Not Selfish, But Obedient

I learned today that I was incorrect in one of my previous posts. Not only are selfish and self-seeking actually very similar (they're basically like cousins), my decision was not by any means selfish nor was it self-seeking for it was an act of obedience. Although I wish there was another way, I want to do God's will. And I am willing to accept that this is the path God has for me at this time. Also I've learned that while God calls us to be obedient, it doesn't necessarily mean it's going to be easy.

Romans 12:3
For by the grace given me I say to everyone of you: Do not think of yourself more highly than you ought, but rather think of yourself with sober judgment, in accordance with the measure of faith God has given you.

Philippians 2:3-4
3 Do nothing out of selfish ambition or vain conceit, but in humility consider others better than yourselves. 4 Each of you should look not only to your own interests, but also to the interests of others.

Isaiah 26:3-4
3 You will keep in perfect peace him whose mind is steadfast, because he trusts in you. 4 Trust in the Lord forever.

P.S. I want thank all of my dear friends and family from the bottom of my heart for your love and support during this challenging time in my life. You have all been so wonderful and helpful; without you I would still be lost and hurting. Thank you! xoxo <3

Selfish Love

I have the understanding that we are most selfish when we are young; and as we grow older life requires us to be more selfless.
Yes, breaking up with Dan was selfish of me. But this is the time in my life when I need to be selfish and make decisions for me; not do what I think others want me to do or expect me to do. If I don't do what I need to do for me, then I become a people pleaser. I can say from experience that being a people pleaser, or at least trying to be a people pleaser, is not a possible task. You absolutely cannot please everyone; and so I am not going to try, it's not my job to try and please everyone...or anyone for that matter. I am only to please God.
1 Corinthians 13:5 says this: Love is not rude, it is not self-seeking, it is not easily angered, it keeps not record of wrongs.
Though my decision was selfish, it was not self-seeking. My decision(s) have been guided by the Lord, for I am merely seeking the Lords will for me at this time in my life.

In the words of Dan: I always held our relationship in an open palm for the Lord to take if he willed. Now, I must do my best to make good on that belief.

Whether or not love is blind, I do not know. But I do know: love is not self-seeking.

To Mend A Broken Heart

I'm not really sure where to go from here. I spent last night crying (a lot), journaling, and praying. The only thing I can think to do now is to take one step at a time. If I can just have strength for one step, that one step will be followed by another and another which over time will become a multitude of steps. And once enough steps have been taken, I will be where God wants me to be.

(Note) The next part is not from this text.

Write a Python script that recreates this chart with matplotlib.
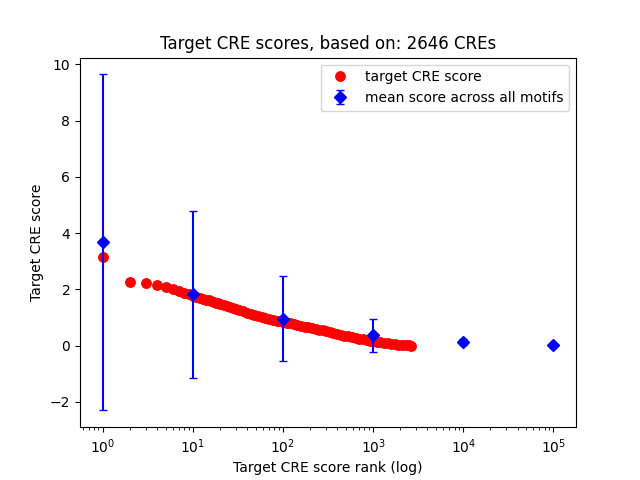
import matplotlib
matplotlib.use('Agg')
import matplotlib.pyplot as plt

# target CRE scores (rank -> score)
cre_rank = [1, 2, 3, 4, 5, 6, 7, 8, 9,
            10, 11, 12, 13, 14, 15, 16, 17, 18, 19, 20, 22, 24, 26, 28, 30,
            33, 36, 40, 44, 48, 53, 58, 64, 70, 77, 85, 93, 100, 110, 120,
            132, 145, 160, 175, 190, 210, 230, 250, 275, 300, 330, 360, 400,
            440, 480, 530, 580, 640, 700, 770, 850, 930, 1000, 1100, 1200,
            1320, 1450, 1600, 1750, 1900, 2100, 2300, 2500, 2646]
cre_score = [3.15, 2.27, 2.24, 2.15, 2.07, 2.01, 1.93, 1.87, 1.82,
             1.78, 1.74, 1.70, 1.67, 1.64, 1.61, 1.58, 1.55, 1.52, 1.50, 1.47,
             1.43, 1.40, 1.36, 1.33, 1.29, 1.26, 1.22, 1.17, 1.13, 1.09, 1.05,
             1.01, 0.98, 0.95, 0.92, 0.89, 0.87, 0.85, 0.82, 0.79, 0.77, 0.74,
             0.71, 0.68, 0.66, 0.63, 0.60, 0.57, 0.54, 0.51, 0.48, 0.45, 0.42,
             0.39, 0.36, 0.33, 0.31, 0.28, 0.25, 0.23, 0.20, 0.18, 0.17, 0.14,
             0.12, 0.10, 0.08, 0.07, 0.05, 0.04, 0.03, 0.02, 0.01, 0.00]

# mean score across all motifs at rank cutoffs
mean_rank = [1, 10, 100, 1000, 10000, 100000]
mean_score = [3.67, 1.82, 0.96, 0.37, 0.12, 0.02]
mean_err = [5.97, 2.97, 1.50, 0.58, 0.10, 0.02]

fig, ax = plt.subplots(figsize=(6.4, 4.8), dpi=100)

ax.plot(cre_rank, cre_score, 'ro', markersize=6.8, label='target CRE score')
ax.errorbar(mean_rank, mean_score, yerr=mean_err, fmt='bD', capsize=3,
            label='mean score across all motifs')

ax.set_xscale('log')
ax.set_title('Target CRE scores, based on: 2646 CREs')
ax.set_xlabel('Target CRE score rank (log)')
ax.set_ylabel('Target CRE score')
ax.legend(loc='upper right')

plt.savefig('out.png', dpi=100)
plt.close(fig)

If anyone has any pointers or advice on how to mend a broken heart, I will gladly take them.


Sunday, January 2, 2011

Everywhere

I know I previously wrote that somehow, in some strange way, the pain and the hurt feels right. But the hurt and pain also really sucks.
Daniel is all I have been able to think about since we split Friday evening. If I'm not thinking about him, then something reminds me of him; he's everywhere. I saw him for a split second in church today, but I didn't get to see him or talk with him before he left. There's also a slight chance he might have been avoiding me, and I don't blame him. We agreed to be friends, but it might take some time before he's ready for that. I know I hurt him a lot, and it's killing me to know that I caused so much hurt and pain to someone. And not just anyone, but my best friend. I actually kind of hate myself quite a bit for that. All Daniel ever did was care for me and love me, and I broke his heart and crushed him. And for that I am such a terrible person.
I really wish I could see him, talk with him and hug him. I know I'm going to get through this, I just don't know how I am going to get through this or how long it might take. I don't really know what I am suppose to do, how I'm suppose to feel or anything like that.
And the Bible doesn't say anything about dating. Although, a long time ago my best friend Kim shared with me what the Bible does say about the brokenhearted:
17 The righteous cry out, and the Lord hears them; he delivers them from all their troubles. 18 The Lord is close to the brokenhearted and saves those who are crushed in spirit. -Psalm 34:17-18

My prayer is this: that God be close to both Daniel and I, deliver us both from our troubles, and that we may both find healing in Christ our Healer. I also continue to pray for Daniel's forgiveness for all that hurt and pain I've caused him, and for being such a disappointment to him.

Sincerely and Truly,
me.

It Must Have Been Love

I'm letting go of what I can't hold on to, and letting go of what was never mine.
I'm making choices regarding decisions I've been searching for answers to for a long time. One of which was to break up with my boyfriend. It just doesn't feel right to be in a dating relationship at this time in my life; It's not what I want right now. This has been extremely difficult for me. Dan is a great man whom I do love very much; he was my first boyfriend and he is one of my best friends. But my heart feels right about this decision. It hurts so incredibly much, but in some strange way the hurting feels right too.
And now that we're apart, I'm learning to live without the a piece of my heart.